No hay casualidades sino destinos. No se encuentra sino lo que se busca,
y se busca lo que en cierto modo está escondido en lo más profundo y oscuro de
nuestro corazón.
Ernesto Sabato
La historia del Nobel de
Literatura ha estado marcada, en ocasiones, por algunas controversias. Las más comunes
giran en torno a los méritos de quienes reciben ese apetecible galardón. En
efecto, cada año, sin falta, tras conocerse del fallo que lo concede, hallamos
a críticos y, peor todavía, detractores, mortales disconformes con las virtudes
identificadas por los académicos. El cuestionamiento de su decisión puede
conducir al público a sentir pesar por no haberse conferido al escritor que,
verdaderamente, según se dice, lo merecía. No se pensará sólo en los literatos
con vida, como Javier Marías, pues también la observación puede formularse
gracias a gente que ha muerto. Así, para incontables sujetos, es ya un lugar
común señalar que Borges debió haberlo ganado. Yo, como lo deseaba Gabriela
Mistral, añadiría a esa lista de nobeles frustrados al enorme Alfonso Reyes,
cuya prosa parece insuperable.
Este año, al revisar los
aniversarios que podrían motivar alguna reflexión por escrito, advertí un
curioso fenómeno en el terreno de las letras. Sucede que, desde 1950 para
adelante, cada veinte años, tenemos cuatro nobeles del mayor peso, quienes han
usado la pluma para el compromiso social, reivindicando siempre su libertad y
espíritu crítico. Me refiero, en orden, a Bertrand Russell, Aleksandr Solzhenitsyn
(1970), Octavio Paz (1990) y, por último, Mario Vargas Llosa (2010). Se trata
de hombres que sirven como símbolos del pensamiento cuestionador. En cada uno
de estos casos, la literatura no se limitó a ser una experiencia estética; fue
un medio merced al cual las injusticias podían denunciarse, confrontarse,
abatirse. No importa la orientación ideológica que pudo distinguirlos en algún
momento de sus vidas; esos magníficos escribidores tuvieron un común
denominador tan notable como aquél.
En 1951, Russell prologó Un mundo aparte, obra en la que el
autor, Gustav Herling-Grudzinski, relata su vivencia como prisionero de un campo
de concentración en Rusia. Esa introducción deja notar el rechazo del filósofo
a los regímenes opresivos, cuya presencia en este mundo, por desgracia, no ha
sido menor. Tiempo después, en 1973, aparecerá Archipiélago Gulag, detallando todas las desventuras que los
prisioneros políticos vivían mientras, alrededor del mundo, había gente
alabando el estalinismo. Aleksandr Solzhenitsyn, escritor del voluminoso
trabajo, había sido igualmente víctima, teniendo indecibles padecimientos,
pero, al mismo tiempo, la valentía suficiente como para contarlo luego. Cabe
destacar que ya había dado muestras de su valía, tornándose peligroso para las
autoridades reinantes. De hecho, años antes, el régimen lo amenazó,
impidiéndole dejar su país cuando, en Suecia, debía recibir el Nobel. El premio
servía para rendir tributo a la gallardía y profunda consciencia moral de su producción.

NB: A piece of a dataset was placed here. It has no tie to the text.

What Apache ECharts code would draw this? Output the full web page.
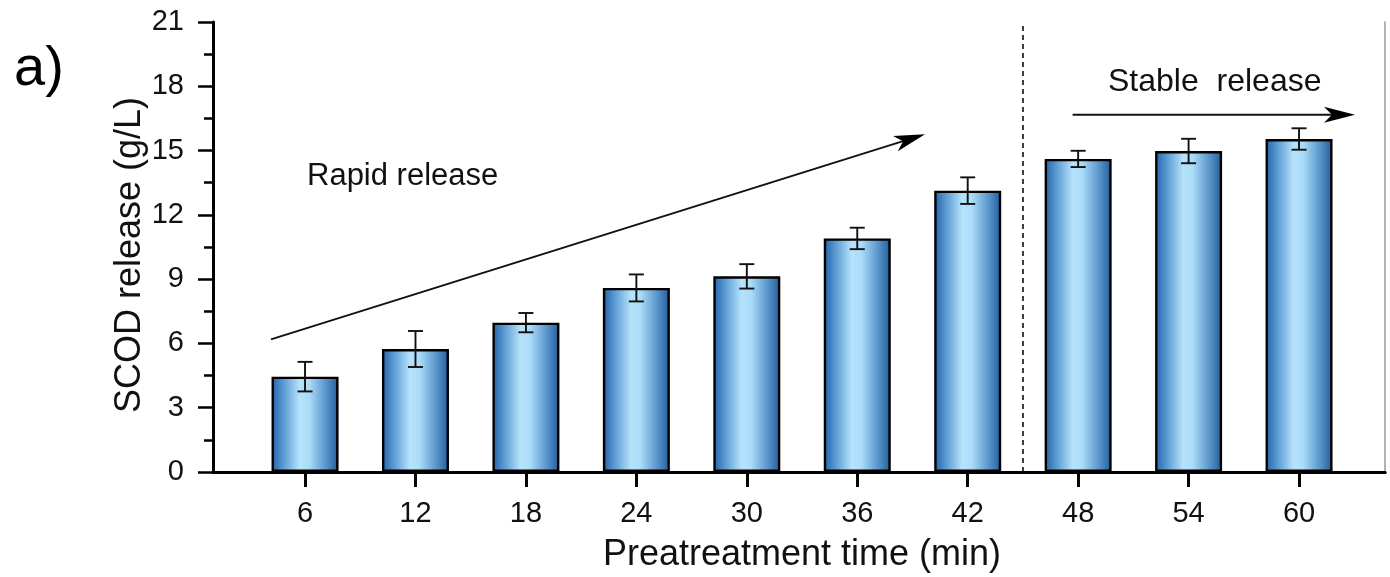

En dos lúcidos ensayos, Octavio Paz reflexionó sobre Solzhenitsyn. Los escritos del ruso habían servido para confirmar males inherentes a un sistema que no cabía sino criticar. Es más, coincidía con algunas de sus reservas en torno a la democracia, aunque tenía reparos cuando se consideraban otros temas. La religiosidad, por ejemplo, era un punto en el cual se notaba su distanciamiento. Aunque también crítico de la modernidad, apreciaba un mayor aprecio por el racionalismo. En cualquier caso, su vínculo mezcló la coincidencia con el desacuerdo. Fue lo que le pasó con Vargas Llosa, más aún cuando el autor de Los cachorros dijo que México era una dictadura perfecta. En aquella oportunidad, tras escuchar lo manifestado por el excandidato a la presidencia del Perú, Paz reivindicó la condición democrática que, con todas sus imperfecciones, mostraba su nación. No fue la única vez en que ambos creadores, ya entonces viejos amigos, tuvieron diferencias. Recuerdo que debatieron acerca del progreso, asumiendo posturas distintas, porque, mientras el peruano resaltaba los adelantos suscitados en el siglo XX, su circunstancial rival loaba la época de los Antoninos. Como sea, hasta sus desencuentros evidenciaban una calidad que, por azar o destino, parece encumbrarse cada dos décadas. Me quedo a la espera del año 2030.